** Begin **

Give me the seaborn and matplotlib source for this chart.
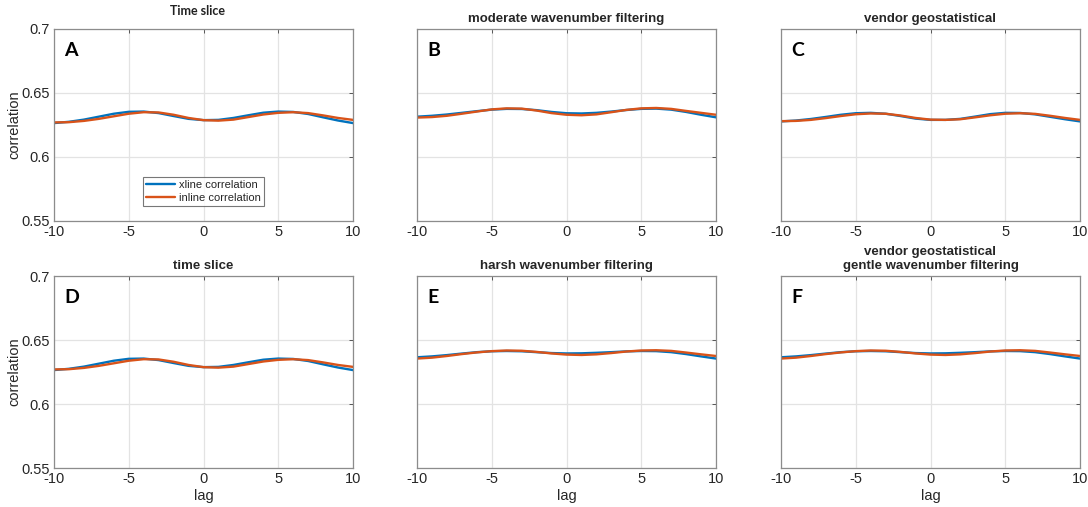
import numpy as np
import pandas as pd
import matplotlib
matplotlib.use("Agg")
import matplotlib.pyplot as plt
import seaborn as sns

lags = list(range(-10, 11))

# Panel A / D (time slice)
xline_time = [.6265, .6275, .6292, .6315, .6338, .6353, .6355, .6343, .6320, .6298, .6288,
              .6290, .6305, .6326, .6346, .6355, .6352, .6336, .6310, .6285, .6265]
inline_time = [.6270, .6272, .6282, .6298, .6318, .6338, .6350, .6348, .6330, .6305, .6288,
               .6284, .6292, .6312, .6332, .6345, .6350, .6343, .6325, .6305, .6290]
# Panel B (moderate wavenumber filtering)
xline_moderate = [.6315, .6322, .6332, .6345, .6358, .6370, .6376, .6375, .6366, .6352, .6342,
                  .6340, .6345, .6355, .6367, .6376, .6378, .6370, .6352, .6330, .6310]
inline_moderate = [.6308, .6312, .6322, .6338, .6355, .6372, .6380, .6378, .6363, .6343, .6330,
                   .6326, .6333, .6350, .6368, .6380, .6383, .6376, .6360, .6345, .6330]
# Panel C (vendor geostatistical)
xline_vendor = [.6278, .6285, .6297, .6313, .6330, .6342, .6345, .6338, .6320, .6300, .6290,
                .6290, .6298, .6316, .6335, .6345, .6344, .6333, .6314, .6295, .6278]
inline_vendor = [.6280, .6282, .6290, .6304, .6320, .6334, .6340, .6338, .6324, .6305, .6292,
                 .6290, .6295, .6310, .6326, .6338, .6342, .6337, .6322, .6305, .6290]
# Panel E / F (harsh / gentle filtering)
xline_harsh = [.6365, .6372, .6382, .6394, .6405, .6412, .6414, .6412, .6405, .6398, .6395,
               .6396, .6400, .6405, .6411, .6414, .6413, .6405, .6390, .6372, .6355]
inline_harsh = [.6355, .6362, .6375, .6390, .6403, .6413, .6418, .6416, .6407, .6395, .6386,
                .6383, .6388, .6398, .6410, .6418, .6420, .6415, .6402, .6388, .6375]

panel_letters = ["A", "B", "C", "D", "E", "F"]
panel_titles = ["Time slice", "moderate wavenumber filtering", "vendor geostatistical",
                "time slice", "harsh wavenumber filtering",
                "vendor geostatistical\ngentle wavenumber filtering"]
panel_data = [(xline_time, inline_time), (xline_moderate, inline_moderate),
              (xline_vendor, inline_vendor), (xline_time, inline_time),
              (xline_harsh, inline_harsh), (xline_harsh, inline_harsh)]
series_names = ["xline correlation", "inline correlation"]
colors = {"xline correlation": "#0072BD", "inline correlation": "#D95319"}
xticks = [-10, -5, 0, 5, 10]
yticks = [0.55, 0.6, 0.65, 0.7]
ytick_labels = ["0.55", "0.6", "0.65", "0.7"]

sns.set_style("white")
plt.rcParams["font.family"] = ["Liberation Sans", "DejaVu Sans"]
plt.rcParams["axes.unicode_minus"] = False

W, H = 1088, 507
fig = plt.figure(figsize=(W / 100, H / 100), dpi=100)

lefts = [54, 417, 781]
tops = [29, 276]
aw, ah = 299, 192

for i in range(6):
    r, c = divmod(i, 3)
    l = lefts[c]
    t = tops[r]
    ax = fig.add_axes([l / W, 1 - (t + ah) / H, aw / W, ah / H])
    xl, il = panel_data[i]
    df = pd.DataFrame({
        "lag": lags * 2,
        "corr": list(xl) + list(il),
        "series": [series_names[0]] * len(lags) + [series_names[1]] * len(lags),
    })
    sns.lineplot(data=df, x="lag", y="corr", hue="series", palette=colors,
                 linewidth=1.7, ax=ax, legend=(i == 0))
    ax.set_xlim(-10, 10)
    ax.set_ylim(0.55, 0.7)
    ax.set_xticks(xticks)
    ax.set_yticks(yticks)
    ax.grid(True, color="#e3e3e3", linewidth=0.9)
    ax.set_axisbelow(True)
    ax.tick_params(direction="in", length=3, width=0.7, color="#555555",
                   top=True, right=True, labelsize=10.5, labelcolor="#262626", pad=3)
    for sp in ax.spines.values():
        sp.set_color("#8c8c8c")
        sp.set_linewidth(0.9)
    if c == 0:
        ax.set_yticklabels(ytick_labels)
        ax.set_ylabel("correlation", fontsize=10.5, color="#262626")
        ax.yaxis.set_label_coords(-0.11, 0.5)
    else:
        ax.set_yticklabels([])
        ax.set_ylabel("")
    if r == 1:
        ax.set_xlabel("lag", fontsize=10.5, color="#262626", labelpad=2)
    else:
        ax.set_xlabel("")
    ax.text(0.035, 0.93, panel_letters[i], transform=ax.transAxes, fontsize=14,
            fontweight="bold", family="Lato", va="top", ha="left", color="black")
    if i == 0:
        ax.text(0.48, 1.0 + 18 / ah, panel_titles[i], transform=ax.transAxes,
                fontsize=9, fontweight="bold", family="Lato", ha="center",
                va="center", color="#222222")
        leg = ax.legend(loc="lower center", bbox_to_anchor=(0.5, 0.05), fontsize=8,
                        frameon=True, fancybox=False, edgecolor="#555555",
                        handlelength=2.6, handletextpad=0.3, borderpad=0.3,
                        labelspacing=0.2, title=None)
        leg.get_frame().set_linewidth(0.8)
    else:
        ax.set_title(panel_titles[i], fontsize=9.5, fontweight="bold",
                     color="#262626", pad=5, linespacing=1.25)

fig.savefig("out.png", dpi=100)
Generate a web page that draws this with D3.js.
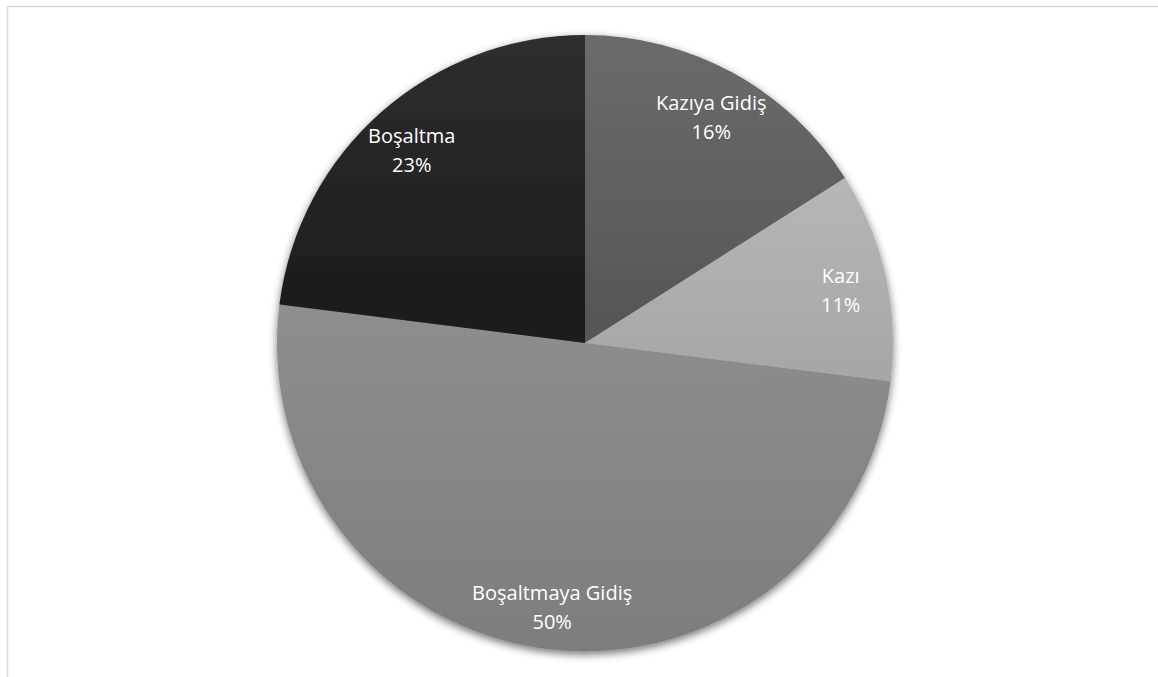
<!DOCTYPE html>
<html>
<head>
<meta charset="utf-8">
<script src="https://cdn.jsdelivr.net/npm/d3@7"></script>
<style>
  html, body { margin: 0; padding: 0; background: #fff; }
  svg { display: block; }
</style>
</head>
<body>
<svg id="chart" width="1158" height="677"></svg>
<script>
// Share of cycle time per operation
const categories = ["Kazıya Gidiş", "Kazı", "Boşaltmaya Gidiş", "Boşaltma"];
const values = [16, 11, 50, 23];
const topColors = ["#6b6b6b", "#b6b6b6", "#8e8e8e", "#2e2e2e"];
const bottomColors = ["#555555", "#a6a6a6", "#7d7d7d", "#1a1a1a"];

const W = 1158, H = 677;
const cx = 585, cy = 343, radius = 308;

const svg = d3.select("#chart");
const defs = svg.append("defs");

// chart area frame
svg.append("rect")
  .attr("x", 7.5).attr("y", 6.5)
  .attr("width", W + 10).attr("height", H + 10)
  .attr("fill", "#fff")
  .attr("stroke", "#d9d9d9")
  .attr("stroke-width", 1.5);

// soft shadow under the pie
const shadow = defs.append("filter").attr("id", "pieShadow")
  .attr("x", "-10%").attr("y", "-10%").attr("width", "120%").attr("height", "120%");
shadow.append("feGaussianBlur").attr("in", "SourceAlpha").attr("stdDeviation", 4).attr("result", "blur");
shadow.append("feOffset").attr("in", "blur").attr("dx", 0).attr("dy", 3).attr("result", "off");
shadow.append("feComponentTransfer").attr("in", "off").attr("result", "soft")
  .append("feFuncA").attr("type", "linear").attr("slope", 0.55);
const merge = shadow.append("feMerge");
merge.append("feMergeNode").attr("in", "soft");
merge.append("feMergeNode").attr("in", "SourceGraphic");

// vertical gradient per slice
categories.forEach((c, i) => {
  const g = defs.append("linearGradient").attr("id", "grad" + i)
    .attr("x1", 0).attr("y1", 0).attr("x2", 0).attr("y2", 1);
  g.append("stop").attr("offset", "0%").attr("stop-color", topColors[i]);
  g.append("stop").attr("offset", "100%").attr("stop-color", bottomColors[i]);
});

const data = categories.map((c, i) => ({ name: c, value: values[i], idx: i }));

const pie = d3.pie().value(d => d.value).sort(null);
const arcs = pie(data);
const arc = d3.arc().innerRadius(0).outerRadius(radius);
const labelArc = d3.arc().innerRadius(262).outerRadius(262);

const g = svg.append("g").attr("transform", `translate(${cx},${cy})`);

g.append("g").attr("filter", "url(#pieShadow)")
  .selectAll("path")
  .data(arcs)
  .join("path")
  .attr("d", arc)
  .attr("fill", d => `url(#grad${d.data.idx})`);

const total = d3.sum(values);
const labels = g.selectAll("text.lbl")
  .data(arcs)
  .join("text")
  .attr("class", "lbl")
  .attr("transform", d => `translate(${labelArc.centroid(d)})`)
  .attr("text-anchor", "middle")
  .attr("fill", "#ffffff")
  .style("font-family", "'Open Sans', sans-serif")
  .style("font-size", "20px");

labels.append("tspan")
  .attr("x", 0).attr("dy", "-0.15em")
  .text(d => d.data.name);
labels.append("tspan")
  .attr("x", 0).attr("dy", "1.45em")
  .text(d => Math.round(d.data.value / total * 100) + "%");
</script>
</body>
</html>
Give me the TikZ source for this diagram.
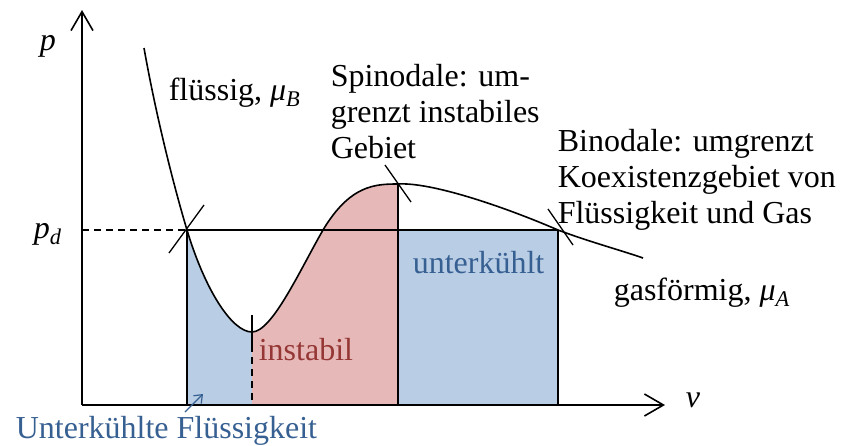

** End **

### Task directions
Without the pictures, write out the lines from the beginning of the entries through the line with "lags = list(range(-10, 11))".

### Exercise result
Give me the seaborn and matplotlib source for this chart.
import numpy as np
import pandas as pd
import matplotlib
matplotlib.use("Agg")
import matplotlib.pyplot as plt
import seaborn as sns

lags = list(range(-10, 11))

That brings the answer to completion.